Saat saya dan keluarga mampir di kedai surabi ini, sudah ada beberapa anak santri yang juga sedang nongkrong menanti pesanan mereka datang. Wilayah Sukanagara yang dingin dan sering diselimuti kabut memang cocok diisi dengan menyantap surabi yang masih mengepulkan asapnya.

Surabi memang sudah dimodifikasi, namun bagi saya surabi tetap sebagai kue tradisional yang memiliki jati diri dan bagian dari tradisi.

14 thoughts on “Mengenang Surabi Menggali Tradisi”

  1. Kalo saya paling suka surabi yg pakai saus santan durian.. Di tempat saya ada yg jual, tapi kalo dak musim durian mereka gak jual yg varian ini.. Kini surabi sdh banyak variasinya ya Mba, sdh dimodif dgn berbagai bahan dan menghasilkan citarasa yg baru..

    Reply
  2. ah Surabi…jadi kepengen makan surabi, sudah lama sekali rasanya, dan bener mba, makan surabi itu sensaninya beda, seperti ditarik ke masa kanak2 ke masa bersama orang tua, ke masa saat puasa. pokoknya penuh kenangan ya..

    Reply
  3. Aduh, ngomongin surabi gini, aku jadi kangen jaman ngekos di daerah Cipete JakSel. Ada surabi yang enaaaaaaakkkkk banget trus bukanya malam doang. Kalo beli pake ngantre tapi tetap happy soalnya enakkkk rasanya.

    Reply
  4. Lokasi makan surabinya kyknya nyaman. Teh, kinca itu apaan ya?
    Ooo jd dulu surabi itu asin/ gurih ya rasanya?
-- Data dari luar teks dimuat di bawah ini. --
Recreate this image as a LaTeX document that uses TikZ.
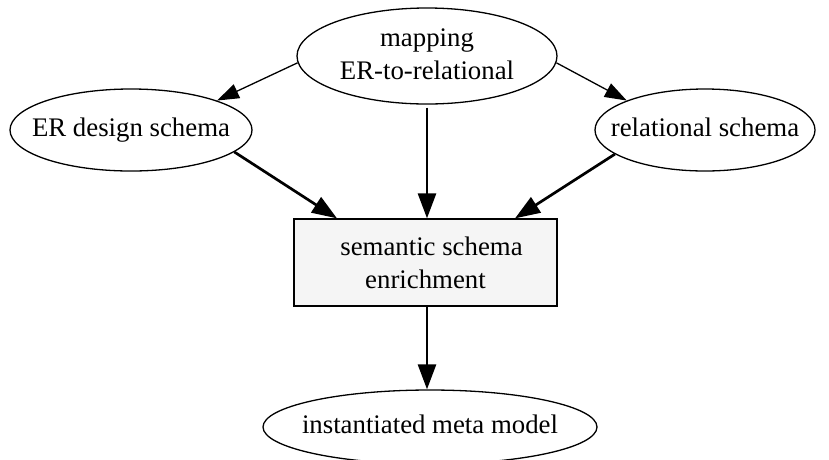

Kirain surabi sejak awal tu ya manis dengan coklat, keju, dll gtu hehe

    Reply
  5. Kalau mudik ke Kuningan, deket rumah ada pedagang kue surabi dan ini selalu antri. Tapi disana makan surabinya pakai gorengan teh, seperti tempe, tahu dan teman2nya. Nah, kalau aku dari dulu lebih suka makan surabi yg manis.